Blockchain, Bitcoin and cryptocurrencies are exploding into mainstream news and consciousness.
The industries have seemed happy to cloak themselves in jargon and technical terms for years. Something similar happened with the birth of the internet.
There is much hype about Blockchain and cryptocurrency; people want to know more about this so-called world changer.
I’ve concentrated on my Top 10 Blockchain words, based on how best to understand the concepts behind Blockchain. (Cryptocurrency deserves and will get a separate Top 10).
I’ve split them into very rough categories, too, and so in an order that introduces you to Blockchain and its terminology.
Read my Good Block, Bad Block introductory blog for more.
The chain itself
Block: A bundle of transactions or bits of information that are added to Blockchains. Blocks have a limited capacity. Once full, they are added to Blockchains through after successfully passing mining.
Blockchain: By definition, Blockchain is a decentralised ledger. It records and stores an unchangeable and immutable history of all transactions. You can track the movement of anything that has been ‘put on a blockchain’. Each block is attached, or ‘chained’, to the next block using a cryptographic signature. Cryptocurrencies and any physical or digital asset can use Blockchain technology to record everything from ownership to money transfers.
Centralisation: Everything in a centralised network flows through a single being or entity. Facebook and Google are examples of centralised systems. Uber is centralised, too; all its messages and transactions go through its interface, and it takes payments and fees.
Decentralisation: Networks not controlled by a single entity; an example of a decentralised network is a cryptocurrency such as Bitcoin. With decentralised systems, no one person or entity has overall control of the network. A decentralised network stores an identical copy of the information on the computer of every person in that network. All these computers have a record of all previous transactions and blocks and verify new ones.
Decentralised Finance (DeFi): Decentralised Finance offers a fresh way to ‘do’ finance. It is potentially destabilising to banks and governments. The current banking system is centralised and closed, leaving 1.7billion people’ unbanked’ e.g. without access to a bank.
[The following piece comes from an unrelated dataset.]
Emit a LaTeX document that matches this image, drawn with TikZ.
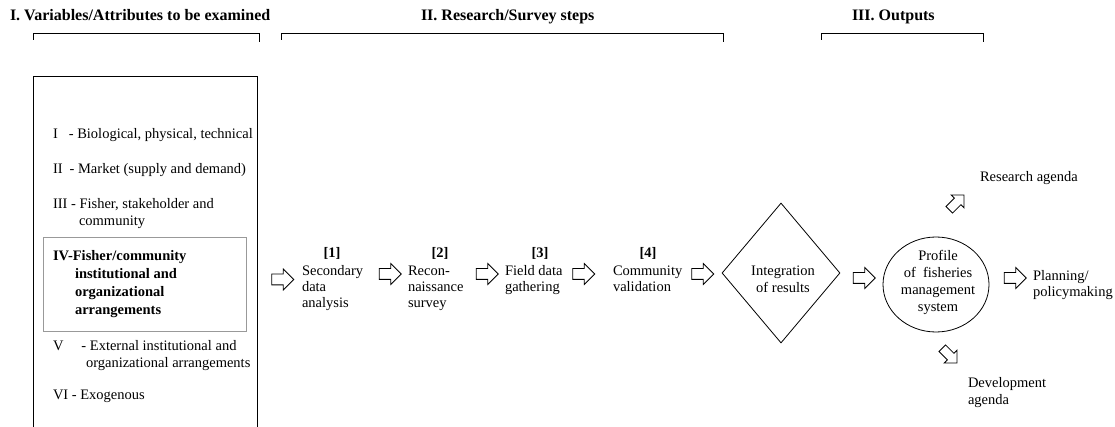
\documentclass[tikz,border=0pt]{standalone}
\usepackage{fontspec}
\setmainfont{Liberation Serif}
\usetikzlibrary{shapes.geometric,shapes.arrows}
\begin{document}
\begin{tikzpicture}[x=1pt,y=-1pt,line width=0.8pt,
  txt/.style={inner sep=0pt, outer sep=0pt, font=\fontsize{14.5}{17}\selectfont, align=left},
  hdr/.style={inner sep=0pt, outer sep=0pt, font=\fontsize{16}{19}\selectfont\bfseries},
  harrow/.style={single arrow, draw, minimum height=22pt,
    single arrow head extend=5pt, single arrow tip angle=90, inner sep=0pt},
  darrow/.style={harrow, minimum height=21pt, single arrow head extend=4.5pt}
]
\useasboundingbox (0,0) rectangle (1115,427);
% headers
\node[hdr, anchor=base west] (h1) at (10,21) {I. Variables/Attributes to be examined};
\node[hdr, anchor=base west] (h2) at (421,21) {II. Research/Survey steps};
\node[hdr, anchor=base west] (h3) at (852,21) {III. Outputs};
% brackets
\draw (33,40) -- (33,33) -- (259,33) -- (259,42);
\draw (281,40) -- (281,33) -- (723,33) -- (723,42);
\draw (821,40) -- (821,33) -- (983,33) -- (983,42);
% left box
\draw (33,427) -- (33,76) -- (257,76) -- (257,427);
\node[draw=gray!80, line width=0.8pt, minimum width=203pt, minimum height=94pt, inner sep=0pt, anchor=north west] (ivbox) at (43,237) {};
\node[txt, anchor=base west] (v1) at (53,139) {I\hspace*{11pt}- Biological, physical, technical};
\node[txt, anchor=base west] (v2) at (53,174) {II\hspace*{7pt}- Market (supply and demand)};
\node[txt, anchor=base west] (v3) at (53,226) {III - Fisher, stakeholder and\\\hspace*{26pt}community};
\node[txt, anchor=base west, font=\fontsize{14.5}{17.7}\selectfont\bfseries] (v4) at (53,314) {IV-Fisher/community\\\hspace*{22pt}institutional and\\\hspace*{22pt}organizational\\\hspace*{22pt}arrangements};
\node[txt, anchor=base west] (v5) at (53,367) {V\hspace*{18pt}- External institutional and\\\hspace*{33pt}organizational arrangements};
\node[txt, anchor=base west] (v6) at (53,399) {VI - Exogenous};
% steps
\node[txt, anchor=base, font=\fontsize{14.5}{17}\selectfont\bfseries] (n1) at (332,258) {[1]};
\node[txt, anchor=base, font=\fontsize{14.5}{17}\selectfont\bfseries] (n2) at (440,258) {[2]};
\node[txt, anchor=base, font=\fontsize{14.5}{17}\selectfont\bfseries] (n3) at (540,258) {[3]};
\node[txt, anchor=base, font=\fontsize{14.5}{17}\selectfont\bfseries] (n4) at (648,258) {[4]};
\node[txt, anchor=base west, font=\fontsize{14.5}{16}\selectfont] (s1) at (302,307) {Secondary\\data\\analysis};
\node[txt, anchor=base west, font=\fontsize{14.5}{16}\selectfont] (s2) at (408,307) {Recon-\\naissance\\survey};
\node[txt, anchor=base west, font=\fontsize{14.5}{16}\selectfont] (s3) at (505,291) {Field data\\gathering};
\node[txt, anchor=base west, font=\fontsize{14.5}{16}\selectfont] (s4) at (613,291) {Community\\validation};
% diamond
\node[draw, diamond, minimum width=118pt, minimum height=140pt, inner sep=0pt] (integ) at (781,273) {};
\node[txt, align=center] (integt) at (783,279) {Integration\\of results};
% ellipse
\node[draw, ellipse, minimum width=106pt, minimum height=95pt, inner sep=0pt] (prof) at (936,284.5) {};
\node[txt, align=center] (proft) at (938,282) {Profile\\of~~fisheries\\management\\system};
% arrows
\node[harrow] (a1) at (280,279.5) {\rule{0pt}{10pt}};
\node[harrow] (a2) at (387.5,274) {\rule{0pt}{10pt}};
\node[harrow] (a3) at (484.5,274) {\rule{0pt}{10pt}};
\node[harrow] (a4) at (581,274) {\rule{0pt}{10pt}};
\node[harrow] (a5) at (700,274) {\rule{0pt}{10pt}};
\node[harrow] (a6) at (861.5,278) {\rule{0pt}{10pt}};
\node[harrow] (a7) at (1012.5,278) {\rule{0pt}{10pt}};
\node[darrow, rotate=45] (a8) at (955,204) {\rule{0pt}{8.5pt}};
\node[darrow, rotate=-45] (a9) at (948,354) {\rule{0pt}{8.5pt}};
% outputs
\node[txt, anchor=base west] (ra) at (980,182) {Research agenda};
\node[txt, anchor=base west] (pp) at (1033,297) {Planning/\\policymaking};
\node[txt, anchor=base west] (da) at (968,404) {Development\\agenda};
\end{tikzpicture}
\end{document}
Decentralised Finance would mean financial systems being used on Blockchain universally and transparently, with almost no transaction fees. It would open mobile phone banking and payments to billions of people.
Peer-to-peer (P2P): This involves two (or more) people communicating and interacting directly with no intermediary or centralised entity.
If I talk to you face-to-face, it’s peer-to-peer. If we email via Outlook, it’s not peer-to-peer (P2P) because Outlook operates as the centralised middleman. Turning that to finance, cash in hand payments are peer-to-peer (P2P).
A Mastercard payment is not P2P because the amount goes from my card via several banks and centralised networks before it reaches the vendor. Cryptocurrencies are P2P; if you perform the transaction yourself, there is no go-between, which is why hackers want bitcoin.
Mining: Miners receive ‘rewards’ for adding blocks to the Blockchain. Miners use programmes on their computers to solve very complex maths puzzles to add a block. The complex maths encrypts the data in a way that it’s almost impossible for anyone ever to hack in and change the information.
Lots of miners are competing to add a block at any one time — one bitcoin was worth $11,200 at the time of writing. Their computers are trying to find the one ‘solution’ to a puzzle that means they get to add the block. It’s like an enormous game of bingo — everyone takes part, but only one person can shout house and win the prize pot.
Mining is vital to cryptocurrencies. A miner receives crypto coin once they successfully add a block, adding more crypto coins to the circulation.
Miners are incredibly important. They help to keep Blockchain information secure and keep adding value, via more coins, to cryptocurrencies.
Proof-of-work (PoW): Once a miner completes a block, it is called Proof-of-work (PoW), an essential part of Blockchain’s security. So many miners are competing to complete the next block that hackers find it hard to break into Blockchains. They need more combined mathematical computing power than all the miners to stand a chance.
Smart contract: Vital to the flexibility humans require with data. Smart contracts are pieces of code to the Blockchain. They can instruct the Blockchain to execute out a task once certain conditions are met. For example, automatically giving your nephew money on his birthday, or paying a store only once they’ve delivered your goods.
Smart contracts adhere to code and not morals and are self-executing. Once its conditions are met, the transaction process is processed, no matter what the consequences or laws.
Token: One to watch, and already popular in the gaming industry. Tokens are virtual items tracked on a Blockchain.
A token demonstrates the ownership of an asset, be it oil or stocks. Tokens are unique, secure and easily transferable. With gamers, it involves scarcity — a wooden shield may be common and cheap. In contrast, a golden digital dragon would be worth more.